Ethics Explainer: Anarchy

Anarchy isn’t just street protests and railing against the establishment.

It’s a serious political philosophy that believes people will flourish in a leaderless society without a centralised government. It may sound like a crazy ideal, but it’s almost worked before.

A hastily circled letter Aetched into bus windows and spray painted on walls. The vigilante anarchist character known only as V from V for Vendetta. The Sex Pistols’ Johnny Rotten singing, “I wanna be anarchy”.

 

 

Think of anarchy and you might just imagine an 80s punk throwing a Molotov cocktail in a street protest. Easily conjuring rich imagery with a railing-against-the-orthodoxy rebelliousness, there’s more to anarchy than cool cachet. At the heart of this ideology is decentralisation.

Disorder versus political philosophy

The word anarchy is often used as an adjective to describe a state of public chaos. You’ll hear it dropped in news reports of civil unrest and riots with flavours of vandalism and violence. But anarchists aren’t traditionally looters throwing bricks through shop windows.

Anarchy is a political philosophy. Philographics – a series that defines complex philosophical concepts with a short sentence and simple graphic – describes anarchy as:

“A range of views that oppose the idea of the state as a means of governance, instead advocating a society based on non-hierarchical relationships.”

Instead of structured governments enforcing laws, anarchists believe people should be free to voluntarily organise and cooperate as they please. And because governments around the world are already established states with legal systems, many anarchists see their work is to abolish them.

The word anarchy derives from the ancient Greek term anarchia, which basically means “without leader” or “without authority”. Some literal translations put it as “not hierarchy”.

That may conjure notions of disorder, but the founder of anarchy imagined it to be a peaceful, cooperative thing.

“Anarchy is order without power” – Pierre-Joseph Proudhon, the ‘father of anarchy’

The “father of anarchy”

The first known anarchist was French philosopher and politician Pierre-Joseph Proudhon. It’s perhaps notable he took office after the French Revolution of 1848 overthrew the monarchy. Eight years prior, Proudhon published the defining theoretical text that influenced later anarchist movements.

“Property is theft!”, Proudhon declared in his book, What is Property? Or, an Inquiry into the Principle of Right and Government. His starting point for this argument was the Christian point of view that God gave Earth to all people.

This idea that natural resources are for equal share and use is also referred to as the universal commons. Proudhon felt it followed that private ownership meant land was stolen from everyone who had a right to benefit from it.

This premise is a crucial basis to Proudhon’s anarchist thesis because it meant people weren’t rightfully free to move in and use lands as they wished or required. Their means of production had been taken from them.

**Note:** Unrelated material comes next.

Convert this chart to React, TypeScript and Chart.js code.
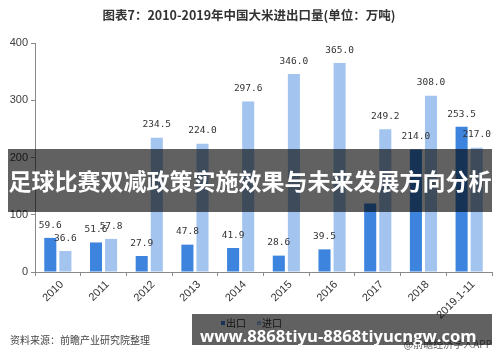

Anarchy’s heyday: the Spanish Civil War

Anarchy has usually been a European pursuit and it has waxed and waned in popularity. It had its most influence and reach in the years leading up to and during the Spanish Civil War (1936-1939), a time of great unrest and inequality between the working classes and ruling elite – which turned out to be a breeding ground for revolutionary thought.

Like the communist and socialist movements that grew alongside them, anarchists opposed the monarchy, land owning oligarchs and the military general Francisco Franco, who eventually took power.

Many different threads of the ideology gained popularity across Spain – some of it militant, some of it peaceful – and its sentiment was widely shared among everyday people.

Anarchist terrorists

While violence was never part of Proudhon’s ideal, it did become a key feature of some of the more well known examples of anarchy. First there was Spain which, perhaps by the nature of a civil war, saw many violent clashes between armed anarchists and the military.

Then there were the anarchist bomb attackers who operated around the world, perhaps most notably in late 19thand early 20thcentury America. They were basically yesteryear’s lone wolf terrorists.

Luigi Galleani was an Italian pro-violence anarchist based in the United States. He was eventually deported for taking part in and inspiring many bomb attacks. Reportedly, his followers, called Galleanists, were behind the 1920 Wall Street bombing that killed over 30 people and injured hundreds – the most severe terror attack in the US at the time.

No one ever claimed responsibility or was arrested for this bombing but fingers have long pointed at anti-capitalist anarchists inspired by post WWI conditions.

Could it come back?

While the law-breaking mayhem that can accompany a protest and the chaos of a collapsing society are labelled anarchy, there’s more to this sociopolitical philosophy. And if the conditions are right, we may just see another anarchist age.